The Agencies may challenge the enforcement of invalid intellectual property rights as antitrust violations. Enforcement or attempted enforcement of a patent obtained by fraud on the Patent and Trademark Office may violate section 2 of the Sherman Act or section 5 of the Federal Trade Commission Act, if all the elements otherwise necessary to establish a charge are proved.[1] Inequitable conduct before the Patent and Trademark Office will not be the basis of a section 2 claim unless the conduct also involves knowing and willful fraud and the other elements of a section 2 claim are present.[2] Actual or attempted enforcement of patents obtained by inequitable conduct that falls short of fraud under some circumstances may violate section 5 of


  1. Walker Process Equip., Inc. v. Food Mach. & Chem. Corp., 382 U.S. 172, 176-77 (1965); Am. Cyanamid Co., 72 F.T.C. 623, 684-85 (1967), aff’d sub. nom. Charles Pfizer & Co. v. FTC, 401 F.2d 574 (6th Cir. 1968); see also Michael Anthony Jewelers, Inc. v.

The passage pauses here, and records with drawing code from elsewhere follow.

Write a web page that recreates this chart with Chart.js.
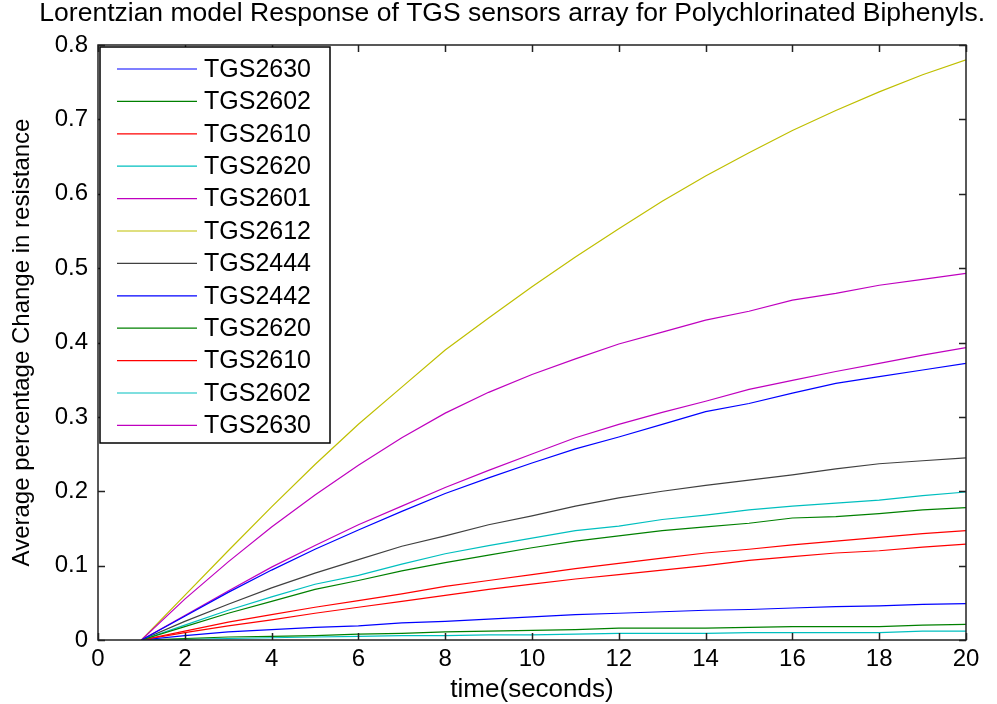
<!DOCTYPE html>
<html>
<head>
<meta charset="utf-8">
<title>Lorentzian model Response of TGS sensors array</title>
<script src="https://cdn.jsdelivr.net/npm/chart.js@4.4.1/dist/chart.umd.min.js"></script>
<style>
  html, body { margin: 0; padding: 0; background: #fff; }
  #wrap { width: 997px; height: 704px; }
</style>
</head>
<body>
<div id="wrap"><canvas id="chart"></canvas></div>
<script>
// time axis (seconds)
const timeSeconds = [1, 2, 3, 4, 5, 6, 7, 8, 9, 10, 11, 12, 13, 14, 15, 16, 17, 18, 19, 20];

const sensorLabels = ['TGS2630', 'TGS2602', 'TGS2610', 'TGS2620', 'TGS2601', 'TGS2612',
  'TGS2444', 'TGS2442', 'TGS2620', 'TGS2610', 'TGS2602', 'TGS2630'];

// MATLAB default line colours, in plotting order
const sensorColors = ['#0000ff', '#008000', '#ff0000', '#00bfbf', '#bf00bf', '#bfbf00',
  '#404040', '#0000ff', '#008000', '#ff0000', '#00bfbf', '#bf00bf'];

// average percentage change in resistance
const s2630a = [0, 0.032, 0.064, 0.094, 0.122, 0.148, 0.173, 0.197, 0.218, 0.238, 0.257, 0.273, 0.290, 0.307, 0.318, 0.332, 0.345, 0.354, 0.363, 0.372];
const s2602a = [0, 0.018, 0.036, 0.052, 0.068, 0.080, 0.093, 0.104, 0.114, 0.124, 0.133, 0.140, 0.147, 0.152, 0.157, 0.164, 0.166, 0.170, 0.175, 0.178];
const s2610a = [0, 0.012, 0.024, 0.034, 0.044, 0.053, 0.062, 0.072, 0.080, 0.088, 0.096, 0.103, 0.110, 0.117, 0.122, 0.128, 0.133, 0.138, 0.143, 0.147];
const s2620a = [0, 0.020, 0.040, 0.058, 0.075, 0.087, 0.102, 0.116, 0.127, 0.137, 0.147, 0.153, 0.162, 0.168, 0.175, 0.180, 0.184, 0.188, 0.194, 0.199];
const s2601 = [0, 0.055, 0.105, 0.152, 0.195, 0.235, 0.272, 0.305, 0.333, 0.357, 0.378, 0.398, 0.414, 0.430, 0.442, 0.457, 0.466, 0.477, 0.485, 0.493];
const s2612 = [0, 0.060, 0.120, 0.179, 0.236, 0.290, 0.340, 0.390, 0.433, 0.475, 0.515, 0.553, 0.590, 0.624, 0.655, 0.685, 0.712, 0.737, 0.760, 0.780];
const s2444 = [0, 0.025, 0.048, 0.070, 0.090, 0.108, 0.126, 0.140, 0.155, 0.167, 0.180, 0.191, 0.200, 0.208, 0.215, 0.222, 0.230, 0.237, 0.241, 0.245];
const s2442 = [0, 0.006, 0.011, 0.014, 0.017, 0.019, 0.023, 0.025, 0.028, 0.031, 0.034, 0.036, 0.038, 0.040, 0.041, 0.043, 0.045, 0.046, 0.048, 0.049];
const s2620b = [0, 0.002, 0.004, 0.005, 0.006, 0.008, 0.009, 0.011, 0.012, 0.013, 0.014, 0.016, 0.016, 0.016, 0.017, 0.018, 0.018, 0.018, 0.020, 0.021];
const s2610b = [0, 0.010, 0.019, 0.027, 0.036, 0.044, 0.052, 0.060, 0.068, 0.075, 0.082, 0.088, 0.094, 0.100, 0.107, 0.112, 0.117, 0.120, 0.125, 0.129];
const s2602b = [0, 0.001, 0.002, 0.003, 0.004, 0.005, 0.006, 0.006, 0.007, 0.007, 0.008, 0.009, 0.009, 0.009, 0.010, 0.010, 0.010, 0.010, 0.012, 0.012];
const s2630b = [0, 0.033, 0.066, 0.098, 0.127, 0.155, 0.180, 0.205, 0.228, 0.250, 0.272, 0.290, 0.306, 0.321, 0.337, 0.349, 0.361, 0.372, 0.383, 0.393];

const seriesValues = [s2630a, s2602a, s2610a, s2620a, s2601, s2612, s2444, s2442, s2620b, s2610b, s2602b, s2630b];

const FONT = 'Liberation Sans, Arial, Helvetica, sans-serif';

// Draws the MATLAB style box, inward ticks and the legend inside the axes
const matlabAxes = {
  id: 'matlabAxes',
  afterDatasetsDraw(chart) {
    const { ctx, chartArea: a, scales } = chart;
    const tick = 7;
    ctx.save();
    ctx.strokeStyle = '#222';
    ctx.lineWidth = 1.5;
    ctx.beginPath();
    scales.x.ticks.forEach((t) => {
      const px = Math.round(scales.x.getPixelForValue(t.value)) + 0.5;
      ctx.moveTo(px, a.bottom); ctx.lineTo(px, a.bottom - tick);
      ctx.moveTo(px, a.top); ctx.lineTo(px, a.top + tick);
    });
    scales.y.ticks.forEach((t) => {
      const py = Math.round(scales.y.getPixelForValue(t.value)) + 0.5;
      ctx.moveTo(a.left, py); ctx.lineTo(a.left + tick, py);
      ctx.moveTo(a.right, py); ctx.lineTo(a.right - tick, py);
    });
    ctx.stroke();

    // legend box
    const lx = a.left + 2, ly = a.top + 2, lw = 230, lh = 396;
    ctx.fillStyle = '#fff';
    ctx.fillRect(lx, ly, lw, lh);
    ctx.strokeStyle = '#000';
    ctx.lineWidth = 1.5;
    ctx.strokeRect(lx, ly, lw, lh);
    ctx.font = '25px ' + FONT;
    ctx.textBaseline = 'middle';
    ctx.textAlign = 'left';
    chart.data.datasets.forEach((ds, i) => {
      const y = ly + 22 + i * 32.4;
      ctx.strokeStyle = ds.borderColor;
      ctx.lineWidth = 1.2;
      ctx.beginPath();
      ctx.moveTo(lx + 17, y); ctx.lineTo(lx + 97, y);
      ctx.stroke();
      ctx.fillStyle = '#000';
      ctx.fillText(ds.label, lx + 104, y + 1);
    });

    // axes box
    ctx.strokeStyle = '#222';
    ctx.lineWidth = 1.5;
    ctx.strokeRect(a.left, a.top, a.right - a.left, a.bottom - a.top);
    ctx.restore();
  }
};

const datasets = sensorLabels.map((label, i) => ({
  label: label,
  data: timeSeconds.map((t, k) => ({ x: t, y: seriesValues[i][k] })),
  borderColor: sensorColors[i],
  backgroundColor: sensorColors[i],
  borderWidth: 1.2,
  pointRadius: 0,
  tension: 0,
  fill: false
}));

new Chart(document.getElementById('chart'), {
  type: 'line',
  data: { datasets: datasets },
  options: {
    responsive: true,
    maintainAspectRatio: false,
    animation: false,
    layout: { padding: { left: 0, right: 12, top: 0, bottom: 0 } },
    plugins: {
      legend: { display: false },
      tooltip: { enabled: false },
      title: {
        display: true,
        align: 'end',
        text: 'Lorentzian model Response of TGS sensors array for Polychlorinated Biphenyls.',
        color: '#000',
        font: { family: FONT, size: 26.5, weight: 'normal', lineHeight: 1.0 },
        padding: { top: 0, bottom: 18.5 }
      }
    },
    scales: {
      x: {
        type: 'linear',
        min: 0,
        max: 20,
        ticks: { stepSize: 2, color: '#000', font: { family: FONT, size: 24 }, padding: 5, maxRotation: 0 },
        grid: { display: false, drawTicks: false },
        border: { display: false },
        title: { display: true, text: 'time(seconds)', color: '#000', font: { family: FONT, size: 26, lineHeight: 1.0 }, padding: { top: 0, bottom: 1 } },
        afterFit(scale) { scale.height = 64; }
      },
      y: {
        type: 'linear',
        min: 0,
        max: 0.8,
        ticks: { stepSize: 0.1, color: '#000', font: { family: FONT, size: 24 }, padding: 10 },
        grid: { display: false, drawTicks: false },
        border: { display: false },
        title: { display: true, text: 'Average percentage Change in resistance', color: '#000', font: { family: FONT, size: 24 }, padding: { top: 8, bottom: 0 } },
        afterFit(scale) { scale.width = 98; }
      },
      // empty right-hand strip so the plot box ends where the reference's does
      yRight: {
        type: 'linear',
        position: 'right',
        min: 0,
        max: 0.8,
        ticks: { display: false },
        grid: { display: false, drawTicks: false },
        border: { display: false },
        afterFit(scale) { scale.width = 19; }
      }
    }
  },
  plugins: [matlabAxes]
});
</script>
</body>
</html>
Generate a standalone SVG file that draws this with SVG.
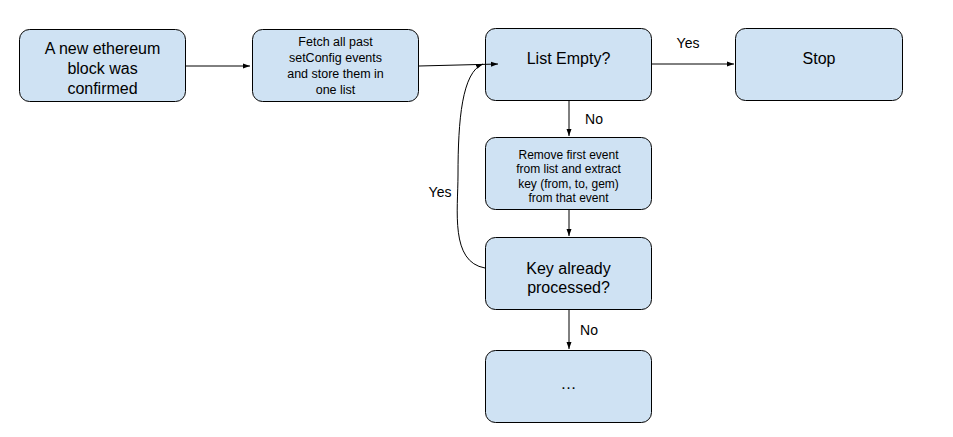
<svg xmlns="http://www.w3.org/2000/svg" width="953" height="437" viewBox="0 0 953 437">
<defs>
<style>
.box{fill:#cfe2f3;stroke:#000;stroke-width:1}
text{font-family:"Liberation Sans",Arial,sans-serif;fill:#000;text-anchor:middle}
.l{font-size:16px}
.m{font-size:12.5px}
.s{font-size:12px}
.y{font-size:14px}
.c{fill:none;stroke:#000;stroke-width:1}
</style>
<marker id="a" markerWidth="8" markerHeight="6" refX="7" refY="3" orient="auto" markerUnits="userSpaceOnUse">
<path d="M0,0.5 L7,3 L0,5.5 Z" fill="#000"/>
</marker>
</defs>
<rect width="953" height="437" fill="#fff"/>
<g id="n1"><rect class="box" x="19.5" y="29.5" width="166" height="72" rx="10"/>
<text class="l" x="102.5" y="54">A new ethereum</text>
<text class="l" x="102.5" y="74">block was</text>
<text class="l" x="102.5" y="94">confirmed</text></g>
<g id="n2"><rect class="box" x="252.5" y="29.5" width="166" height="72" rx="10"/>
<text class="m" x="335.5" y="46">Fetch all past</text>
<text class="m" x="335.5" y="62">setConfig events</text>
<text class="m" x="335.5" y="78">and store them in</text>
<text class="m" x="335.5" y="94">one list</text></g>
<g id="n3"><rect class="box" x="485.5" y="28.5" width="166" height="72" rx="10"/>
<text class="l" x="568.5" y="64">List Empty?</text></g>
<g id="n4"><rect class="box" x="735.5" y="28.5" width="167" height="72" rx="10"/>
<text class="l" x="819" y="64">Stop</text></g>
<g id="n5"><rect class="box" x="485.5" y="137.5" width="166" height="72" rx="10"/>
<text class="s" x="568.5" y="158.5">Remove first event</text>
<text class="s" x="568.5" y="173">from list and extract</text>
<text class="s" x="568.5" y="187.5">key (from, to, gem)</text>
<text class="s" x="568.5" y="202">from that event</text></g>
<g id="n6"><rect class="box" x="485.5" y="237.5" width="166" height="72" rx="10"/>
<text class="l" x="568.5" y="274">Key already</text>
<text class="l" x="568.5" y="293">processed?</text></g>
<g id="n7"><rect class="box" x="485.5" y="350.5" width="166" height="72" rx="10"/>
<text class="l" x="568.5" y="389" fill="#333">…</text></g>
<g id="connectors">
<path class="c" d="M186,66 L250,66" marker-end="url(#a)"/>
<path class="c" d="M419,66 L498,64" marker-end="url(#a)"/>
<path class="c" d="M652,64 L734,64" marker-end="url(#a)"/>
<path class="c" d="M569,101 L569,136" marker-end="url(#a)"/>
<path class="c" d="M569,210 L569,236" marker-end="url(#a)"/>
<path class="c" d="M569,310 L569,349" marker-end="url(#a)"/>
<path class="c" d="M485,268 C450,262 458,210 458,175 C458,120 462,72 483,64" marker-end="url(#a)"/>
<text class="y" x="688" y="48">Yes</text>
<text class="y" x="594" y="124">No</text>
<text class="y" x="589" y="335">No</text>
<text class="y" x="440" y="197">Yes</text>
</g>
</svg>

Peacock Jewelry, Inc., 795 F. Supp. 639, 647 (S.D.N.Y. 1992) (holding that the enforcement of copyrights obtained by fraud on the Copyright Office could similarly violate antitrust law).
  2. Argus Chem. Corp. v. Fibre Glass-Evercoat, Inc., 812 F.2d 1381, 1384-85 (Fed. Cir. 1987); see also Transweb, LLC v. 3M Innovative Props. Co., 812 F.3d 1295, 1307 (Fed. Cir. 2016) (stating that “[a]fter Therasense, the showing required for proving inequitable conduct and the showing required for proving the fraud component of Walker Process liability may be nearly identical”); Therasense, Inc. v. Becton, Dickinson & Co., 649 F.3d 1276, 1290-92 (Fed. Cir. 2011) (en banc) (raising the standard of proof for inequitable conduct to require “but for” materiality and specific intent to deceive except in cases of affirmative egregious conduct).